- What you should do
Repeat verbatim only the lines from the opening of the material below through the one that contains "1.03, 0.96, 0.89]".

- Dataset extract
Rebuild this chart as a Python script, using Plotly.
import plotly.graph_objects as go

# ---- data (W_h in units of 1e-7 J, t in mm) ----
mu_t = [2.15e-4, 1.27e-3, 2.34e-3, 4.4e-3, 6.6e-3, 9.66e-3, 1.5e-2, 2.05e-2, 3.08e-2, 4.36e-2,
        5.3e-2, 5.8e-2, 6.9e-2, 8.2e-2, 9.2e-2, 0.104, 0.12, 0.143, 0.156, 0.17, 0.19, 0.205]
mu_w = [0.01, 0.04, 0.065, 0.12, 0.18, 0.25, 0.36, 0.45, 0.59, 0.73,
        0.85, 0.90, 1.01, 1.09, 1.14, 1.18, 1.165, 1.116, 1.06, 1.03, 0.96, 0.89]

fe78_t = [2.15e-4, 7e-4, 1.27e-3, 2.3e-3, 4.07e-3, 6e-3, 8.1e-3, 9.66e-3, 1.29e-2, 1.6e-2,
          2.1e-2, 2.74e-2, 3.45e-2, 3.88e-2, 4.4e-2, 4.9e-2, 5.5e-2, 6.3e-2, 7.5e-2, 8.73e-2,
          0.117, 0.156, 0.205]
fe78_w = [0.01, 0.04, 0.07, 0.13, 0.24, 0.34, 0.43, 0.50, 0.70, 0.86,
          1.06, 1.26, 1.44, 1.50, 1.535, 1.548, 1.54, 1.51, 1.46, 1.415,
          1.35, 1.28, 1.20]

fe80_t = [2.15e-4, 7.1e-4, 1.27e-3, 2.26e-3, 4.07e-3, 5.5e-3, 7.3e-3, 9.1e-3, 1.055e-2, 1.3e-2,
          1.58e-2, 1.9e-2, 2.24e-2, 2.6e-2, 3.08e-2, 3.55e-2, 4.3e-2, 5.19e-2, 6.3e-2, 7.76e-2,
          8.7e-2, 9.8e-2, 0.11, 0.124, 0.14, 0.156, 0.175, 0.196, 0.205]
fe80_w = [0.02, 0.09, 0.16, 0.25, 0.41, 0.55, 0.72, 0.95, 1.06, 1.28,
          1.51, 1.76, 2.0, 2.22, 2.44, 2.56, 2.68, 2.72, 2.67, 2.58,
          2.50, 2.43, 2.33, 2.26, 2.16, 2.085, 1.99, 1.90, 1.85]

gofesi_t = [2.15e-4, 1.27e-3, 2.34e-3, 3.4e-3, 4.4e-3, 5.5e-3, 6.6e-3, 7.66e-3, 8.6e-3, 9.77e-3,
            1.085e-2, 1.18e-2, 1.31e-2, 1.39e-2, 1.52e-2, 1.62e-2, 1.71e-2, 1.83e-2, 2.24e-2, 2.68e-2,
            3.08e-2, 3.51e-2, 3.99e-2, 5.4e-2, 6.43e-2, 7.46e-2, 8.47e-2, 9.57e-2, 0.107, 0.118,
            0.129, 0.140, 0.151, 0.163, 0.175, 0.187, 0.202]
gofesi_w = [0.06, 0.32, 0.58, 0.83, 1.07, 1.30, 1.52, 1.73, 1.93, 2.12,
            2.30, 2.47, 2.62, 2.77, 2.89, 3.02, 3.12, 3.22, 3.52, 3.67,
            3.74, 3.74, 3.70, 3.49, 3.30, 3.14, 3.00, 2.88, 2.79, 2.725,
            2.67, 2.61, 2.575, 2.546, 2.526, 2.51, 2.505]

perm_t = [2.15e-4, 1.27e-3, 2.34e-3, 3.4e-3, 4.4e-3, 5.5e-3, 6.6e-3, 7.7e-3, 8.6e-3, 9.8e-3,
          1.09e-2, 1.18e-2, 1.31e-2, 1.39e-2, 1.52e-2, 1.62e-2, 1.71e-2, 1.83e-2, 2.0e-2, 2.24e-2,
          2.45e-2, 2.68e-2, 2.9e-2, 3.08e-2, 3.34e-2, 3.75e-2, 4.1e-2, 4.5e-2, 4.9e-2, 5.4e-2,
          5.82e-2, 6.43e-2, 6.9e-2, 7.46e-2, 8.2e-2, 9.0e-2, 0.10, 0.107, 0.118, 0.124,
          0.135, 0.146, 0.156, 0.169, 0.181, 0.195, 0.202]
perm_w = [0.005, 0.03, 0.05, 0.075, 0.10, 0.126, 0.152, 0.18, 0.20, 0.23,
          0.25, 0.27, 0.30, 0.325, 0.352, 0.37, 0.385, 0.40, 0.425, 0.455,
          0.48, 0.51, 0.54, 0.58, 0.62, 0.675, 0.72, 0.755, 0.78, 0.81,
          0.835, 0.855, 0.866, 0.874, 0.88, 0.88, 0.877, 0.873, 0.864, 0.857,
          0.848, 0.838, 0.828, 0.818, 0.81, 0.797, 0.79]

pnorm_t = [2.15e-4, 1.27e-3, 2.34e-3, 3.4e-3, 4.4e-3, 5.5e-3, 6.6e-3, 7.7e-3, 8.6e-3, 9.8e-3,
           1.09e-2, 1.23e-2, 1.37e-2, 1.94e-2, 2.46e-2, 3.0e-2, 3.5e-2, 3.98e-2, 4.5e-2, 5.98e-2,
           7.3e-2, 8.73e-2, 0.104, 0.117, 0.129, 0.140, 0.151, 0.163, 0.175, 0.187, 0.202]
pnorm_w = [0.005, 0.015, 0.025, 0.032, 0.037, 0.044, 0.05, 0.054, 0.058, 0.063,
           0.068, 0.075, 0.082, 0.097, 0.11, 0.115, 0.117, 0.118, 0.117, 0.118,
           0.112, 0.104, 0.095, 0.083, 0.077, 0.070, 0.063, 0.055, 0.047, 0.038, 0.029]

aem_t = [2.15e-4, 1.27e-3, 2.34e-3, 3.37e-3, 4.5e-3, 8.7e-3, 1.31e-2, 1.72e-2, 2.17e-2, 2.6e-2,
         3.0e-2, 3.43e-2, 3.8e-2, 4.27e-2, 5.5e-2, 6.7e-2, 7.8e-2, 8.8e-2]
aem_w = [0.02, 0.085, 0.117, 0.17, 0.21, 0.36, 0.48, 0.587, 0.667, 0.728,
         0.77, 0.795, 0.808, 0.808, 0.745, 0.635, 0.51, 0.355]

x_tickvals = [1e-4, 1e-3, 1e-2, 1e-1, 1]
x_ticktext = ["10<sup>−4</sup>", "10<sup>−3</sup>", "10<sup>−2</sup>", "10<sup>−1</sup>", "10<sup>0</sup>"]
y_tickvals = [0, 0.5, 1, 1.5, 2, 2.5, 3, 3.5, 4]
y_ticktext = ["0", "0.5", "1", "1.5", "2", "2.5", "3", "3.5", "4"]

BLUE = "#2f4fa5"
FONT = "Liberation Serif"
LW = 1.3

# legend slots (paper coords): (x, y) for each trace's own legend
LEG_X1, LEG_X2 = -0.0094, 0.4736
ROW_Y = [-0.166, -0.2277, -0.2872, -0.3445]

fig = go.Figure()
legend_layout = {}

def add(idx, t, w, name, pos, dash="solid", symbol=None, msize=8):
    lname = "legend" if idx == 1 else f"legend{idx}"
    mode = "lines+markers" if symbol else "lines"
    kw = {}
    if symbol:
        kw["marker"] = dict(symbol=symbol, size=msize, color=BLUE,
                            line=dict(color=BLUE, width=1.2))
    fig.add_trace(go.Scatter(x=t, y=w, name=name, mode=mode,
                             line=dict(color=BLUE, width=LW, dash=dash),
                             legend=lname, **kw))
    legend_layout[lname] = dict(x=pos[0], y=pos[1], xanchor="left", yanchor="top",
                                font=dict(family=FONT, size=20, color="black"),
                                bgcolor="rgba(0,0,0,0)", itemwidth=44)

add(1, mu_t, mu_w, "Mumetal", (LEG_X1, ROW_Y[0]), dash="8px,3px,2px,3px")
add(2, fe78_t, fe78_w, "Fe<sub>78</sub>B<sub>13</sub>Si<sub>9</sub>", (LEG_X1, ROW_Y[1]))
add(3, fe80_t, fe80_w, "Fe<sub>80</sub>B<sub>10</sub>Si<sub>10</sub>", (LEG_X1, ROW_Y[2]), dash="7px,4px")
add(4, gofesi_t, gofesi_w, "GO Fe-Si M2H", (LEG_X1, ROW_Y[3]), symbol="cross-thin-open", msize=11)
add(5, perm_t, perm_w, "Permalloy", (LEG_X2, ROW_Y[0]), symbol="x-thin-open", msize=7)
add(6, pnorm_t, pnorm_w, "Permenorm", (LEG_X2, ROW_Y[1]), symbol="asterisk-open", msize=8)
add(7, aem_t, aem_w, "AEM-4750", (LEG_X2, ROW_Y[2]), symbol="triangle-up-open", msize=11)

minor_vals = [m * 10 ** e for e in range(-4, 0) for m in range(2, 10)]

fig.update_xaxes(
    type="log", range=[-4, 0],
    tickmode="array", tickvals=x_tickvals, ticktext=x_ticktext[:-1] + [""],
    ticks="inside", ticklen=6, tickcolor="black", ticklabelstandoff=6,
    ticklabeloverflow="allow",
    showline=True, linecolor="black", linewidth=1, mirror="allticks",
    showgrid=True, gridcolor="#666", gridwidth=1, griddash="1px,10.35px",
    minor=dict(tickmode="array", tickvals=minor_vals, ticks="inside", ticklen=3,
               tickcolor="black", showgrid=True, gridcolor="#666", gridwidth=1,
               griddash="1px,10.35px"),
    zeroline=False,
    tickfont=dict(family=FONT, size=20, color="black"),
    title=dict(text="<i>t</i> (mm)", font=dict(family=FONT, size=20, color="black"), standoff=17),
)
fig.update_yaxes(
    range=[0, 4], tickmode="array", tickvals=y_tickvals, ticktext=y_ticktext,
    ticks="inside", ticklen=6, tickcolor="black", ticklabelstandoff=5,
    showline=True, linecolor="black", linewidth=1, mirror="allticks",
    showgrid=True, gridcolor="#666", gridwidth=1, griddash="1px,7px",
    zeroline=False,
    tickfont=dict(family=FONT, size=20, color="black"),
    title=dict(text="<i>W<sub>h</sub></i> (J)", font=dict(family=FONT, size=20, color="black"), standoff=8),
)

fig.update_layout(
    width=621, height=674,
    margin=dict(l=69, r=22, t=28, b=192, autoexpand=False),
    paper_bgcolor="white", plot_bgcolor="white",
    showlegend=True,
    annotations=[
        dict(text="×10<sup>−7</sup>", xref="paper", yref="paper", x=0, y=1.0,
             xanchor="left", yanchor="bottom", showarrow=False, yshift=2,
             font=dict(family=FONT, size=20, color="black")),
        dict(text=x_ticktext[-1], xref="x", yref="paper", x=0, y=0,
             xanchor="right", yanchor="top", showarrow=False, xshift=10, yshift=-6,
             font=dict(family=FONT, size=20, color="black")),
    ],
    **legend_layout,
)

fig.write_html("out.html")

- Complete output
Rebuild this chart as a Python script, using Plotly.
import plotly.graph_objects as go

# ---- data (W_h in units of 1e-7 J, t in mm) ----
mu_t = [2.15e-4, 1.27e-3, 2.34e-3, 4.4e-3, 6.6e-3, 9.66e-3, 1.5e-2, 2.05e-2, 3.08e-2, 4.36e-2,
        5.3e-2, 5.8e-2, 6.9e-2, 8.2e-2, 9.2e-2, 0.104, 0.12, 0.143, 0.156, 0.17, 0.19, 0.205]
mu_w = [0.01, 0.04, 0.065, 0.12, 0.18, 0.25, 0.36, 0.45, 0.59, 0.73,
        0.85, 0.90, 1.01, 1.09, 1.14, 1.18, 1.165, 1.116, 1.06, 1.03, 0.96, 0.89]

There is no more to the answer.